## What the task requires
Retype the data that follows line by line, exactly, and leave its pictures out.

+ + +

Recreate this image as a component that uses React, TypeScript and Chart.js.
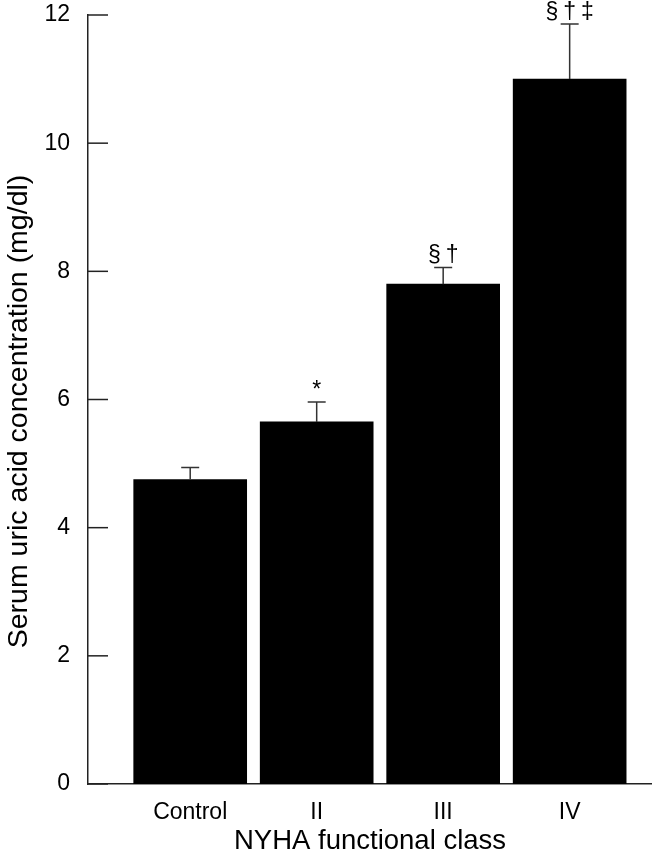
import React, { useEffect, useRef } from 'react';
import { Chart, registerables } from 'chart.js';

Chart.register(...registerables);

// ---- data ----
const categories = ['Control', 'II', 'III', 'IV'];
const meanValues = [4.75, 5.65, 7.8, 11.0];
const errorValues = [0.19, 0.31, 0.26, 0.86];
const significance = ['', '*', '§†', '§†‡'];
const yMin = 0;
const yMax = 12;
const yStep = 2;
const xTitle = 'NYHA functional class';
const yTitle = 'Serum uric acid concentration (mg/dl)';

const FONT = '"Liberation Sans", Arial, Helvetica, sans-serif';

const decorPlugin = {
  id: 'decor',
  afterDatasetsDraw(chart: any) {
    const { ctx, chartArea } = chart;
    const x = chart.scales.x;
    const y = chart.scales.y;
    ctx.save();
    // inward y ticks
    ctx.strokeStyle = '#222';
    ctx.lineWidth = 1.5;
    y.ticks.forEach((t: any) => {
      const py = y.getPixelForValue(t.value);
      ctx.beginPath();
      ctx.moveTo(chartArea.left, py);
      ctx.lineTo(chartArea.left + 20, py);
      ctx.stroke();
    });
    // error bars
    ctx.strokeStyle = '#333';
    ctx.lineWidth = 1.5;
    meanValues.forEach((v, i) => {
      const px = x.getPixelForValue(i);
      const base = y.getPixelForValue(v);
      const top = y.getPixelForValue(v + errorValues[i]);
      ctx.beginPath();
      ctx.moveTo(px, base);
      ctx.lineTo(px, top);
      ctx.moveTo(px - 9, top);
      ctx.lineTo(px + 9, top);
      ctx.stroke();
      const label = significance[i];
      if (label) {
        ctx.fillStyle = '#000';
        ctx.font = `23px ${FONT}`;
        ctx.textAlign = 'left';
        ctx.textBaseline = 'alphabetic';
        const chars = Array.from(label);
        const gap = 5;
        const widths = chars.map((c) => ctx.measureText(c).width);
        const total = widths.reduce((a, b) => a + b, 0) + gap * (chars.length - 1);
        let cx = px - total / 2;
        chars.forEach((c, k) => {
          ctx.fillText(c, cx, top - 5);
          cx += widths[k] + gap;
        });
      }
    });
    // y axis title
    ctx.fillStyle = '#000';
    ctx.font = `28.5px ${FONT}`;
    ctx.textAlign = 'center';
    ctx.textBaseline = 'middle';
    ctx.translate(19, (chartArea.top + chartArea.bottom) / 2 + 12);
    ctx.rotate(-Math.PI / 2);
    ctx.fillText(yTitle, 0, 0);
    ctx.restore();
  },
};

export default function App() {
  const ref = useRef<HTMLCanvasElement | null>(null);

  useEffect(() => {
    if (!ref.current) return;
    const chart = new Chart(ref.current, {
      type: 'bar',
      data: {
        datasets: [
          {
            data: categories.map((_, i) => ({ x: i, y: meanValues[i] })),
            backgroundColor: '#000',
            borderWidth: 0,
            barThickness: 113,
          },
        ],
      },
      options: {
        animation: false,
        responsive: false,
        layout: { padding: { top: 15, right: 0, left: 0, bottom: 0 } },
        plugins: {
          legend: { display: false },
          tooltip: { enabled: false },
        },
        scales: {
          x: {
            type: 'linear',
            offset: false,
            min: -0.808,
            max: 3.651,
            grid: { display: false },
            border: { display: true, color: '#222', width: 1.5 },
            afterBuildTicks: (s: any) => {
              s.ticks = categories.map((_, i) => ({ value: i }));
            },
            afterFit: (s: any) => {
              s.height = 68;
              s.paddingLeft = 0;
              s.paddingRight = 0;
            },
            ticks: {
              callback: (v: any) => categories[v as number] ?? '',
              font: { family: FONT, size: 23 },
              color: '#000',
              padding: 7,
              maxRotation: 0,
              autoSkip: false,
            },
            title: {
              display: true,
              text: xTitle,
              font: { family: FONT, size: 27.5, lineHeight: 0.8 },
              color: '#000',
              padding: { top: 0, bottom: 0 },
            },
          },
          y: {
            min: yMin,
            max: yMax,
            ticks: {
              stepSize: yStep,
              font: { family: FONT, size: 23 },
              color: '#000',
              padding: 10,
            },
            grid: { display: false },
            border: { display: true, color: '#222', width: 1.5 },
            afterFit: (s: any) => {
              s.width = 88;
              s.paddingTop = 0;
              s.paddingBottom = 0;
            },
            title: { display: false },
          },
        },
      } as any,
      plugins: [decorPlugin],
    });
    return () => chart.destroy();
  }, []);

  return (
    <div style={{ position: 'absolute', left: 0, top: 0, width: 652, height: 852, background: '#fff' }}>
      <canvas ref={ref} width={652} height={852} style={{ display: 'block' }} />
    </div>
  );
}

+ + +

## Complete response
Recreate this image as a component that uses React, TypeScript and Chart.js.
import React, { useEffect, useRef } from 'react';
import { Chart, registerables } from 'chart.js';

Chart.register(...registerables);

// ---- data ----
const categories = ['Control', 'II', 'III', 'IV'];
const meanValues = [4.75, 5.65, 7.8, 11.0];
const errorValues = [0.19, 0.31, 0.26, 0.86];
const significance = ['', '*', '§†', '§†‡'];
const yMin = 0;
const yMax = 12;
const yStep = 2;
const xTitle = 'NYHA functional class';
const yTitle = 'Serum uric acid concentration (mg/dl)';

const FONT = '"Liberation Sans", Arial, Helvetica, sans-serif';

const decorPlugin = {
  id: 'decor',
  afterDatasetsDraw(chart: any) {
    const { ctx, chartArea } = chart;
    const x = chart.scales.x;
    const y = chart.scales.y;
    ctx.save();
    // inward y ticks
    ctx.strokeStyle = '#222';
    ctx.lineWidth = 1.5;
    y.ticks.forEach((t: any) => {
      const py = y.getPixelForValue(t.value);
      ctx.beginPath();
      ctx.moveTo(chartArea.left, py);
      ctx.lineTo(chartArea.left + 20, py);
      ctx.stroke();
    });
    // error bars
    ctx.strokeStyle = '#333';
    ctx.lineWidth = 1.5;
    meanValues.forEach((v, i) => {
      const px = x.getPixelForValue(i);
      const base = y.getPixelForValue(v);
      const top = y.getPixelForValue(v + errorValues[i]);
      ctx.beginPath();
      ctx.moveTo(px, base);
      ctx.lineTo(px, top);
      ctx.moveTo(px - 9, top);
      ctx.lineTo(px + 9, top);
      ctx.stroke();
      const label = significance[i];
      if (label) {
        ctx.fillStyle = '#000';
        ctx.font = `23px ${FONT}`;
        ctx.textAlign = 'left';
        ctx.textBaseline = 'alphabetic';
        const chars = Array.from(label);
        const gap = 5;
        const widths = chars.map((c) => ctx.measureText(c).width);
        const total = widths.reduce((a, b) => a + b, 0) + gap * (chars.length - 1);
        let cx = px - total / 2;
        chars.forEach((c, k) => {
          ctx.fillText(c, cx, top - 5);
          cx += widths[k] + gap;
        });
      }
    });
    // y axis title
    ctx.fillStyle = '#000';
    ctx.font = `28.5px ${FONT}`;
    ctx.textAlign = 'center';
    ctx.textBaseline = 'middle';
    ctx.translate(19, (chartArea.top + chartArea.bottom) / 2 + 12);
    ctx.rotate(-Math.PI / 2);
    ctx.fillText(yTitle, 0, 0);
    ctx.restore();
  },
};

export default function App() {
  const ref = useRef<HTMLCanvasElement | null>(null);

  useEffect(() => {
    if (!ref.current) return;
    const chart = new Chart(ref.current, {
      type: 'bar',
      data: {
        datasets: [
          {
            data: categories.map((_, i) => ({ x: i, y: meanValues[i] })),
            backgroundColor: '#000',
            borderWidth: 0,
            barThickness: 113,
          },
        ],
      },
      options: {
        animation: false,
        responsive: false,
        layout: { padding: { top: 15, right: 0, left: 0, bottom: 0 } },
        plugins: {
          legend: { display: false },
          tooltip: { enabled: false },
        },
        scales: {
          x: {
            type: 'linear',
            offset: false,
            min: -0.808,
            max: 3.651,
            grid: { display: false },
            border: { display: true, color: '#222', width: 1.5 },
            afterBuildTicks: (s: any) => {
              s.ticks = categories.map((_, i) => ({ value: i }));
            },
            afterFit: (s: any) => {
              s.height = 68;
              s.paddingLeft = 0;
              s.paddingRight = 0;
            },
            ticks: {
              callback: (v: any) => categories[v as number] ?? '',
              font: { family: FONT, size: 23 },
              color: '#000',
              padding: 7,
              maxRotation: 0,
              autoSkip: false,
            },
            title: {
              display: true,
              text: xTitle,
              font: { family: FONT, size: 27.5, lineHeight: 0.8 },
              color: '#000',
              padding: { top: 0, bottom: 0 },
            },
          },
          y: {
            min: yMin,
            max: yMax,
            ticks: {
              stepSize: yStep,
              font: { family: FONT, size: 23 },
              color: '#000',
              padding: 10,
            },
            grid: { display: false },
            border: { display: true, color: '#222', width: 1.5 },
            afterFit: (s: any) => {
              s.width = 88;
              s.paddingTop = 0;
              s.paddingBottom = 0;
            },
            title: { display: false },
          },
        },
      } as any,
      plugins: [decorPlugin],
    });
    return () => chart.destroy();
  }, []);

  return (
    <div style={{ position: 'absolute', left: 0, top: 0, width: 652, height: 852, background: '#fff' }}>
      <canvas ref={ref} width={652} height={852} style={{ display: 'block' }} />
    </div>
  );
}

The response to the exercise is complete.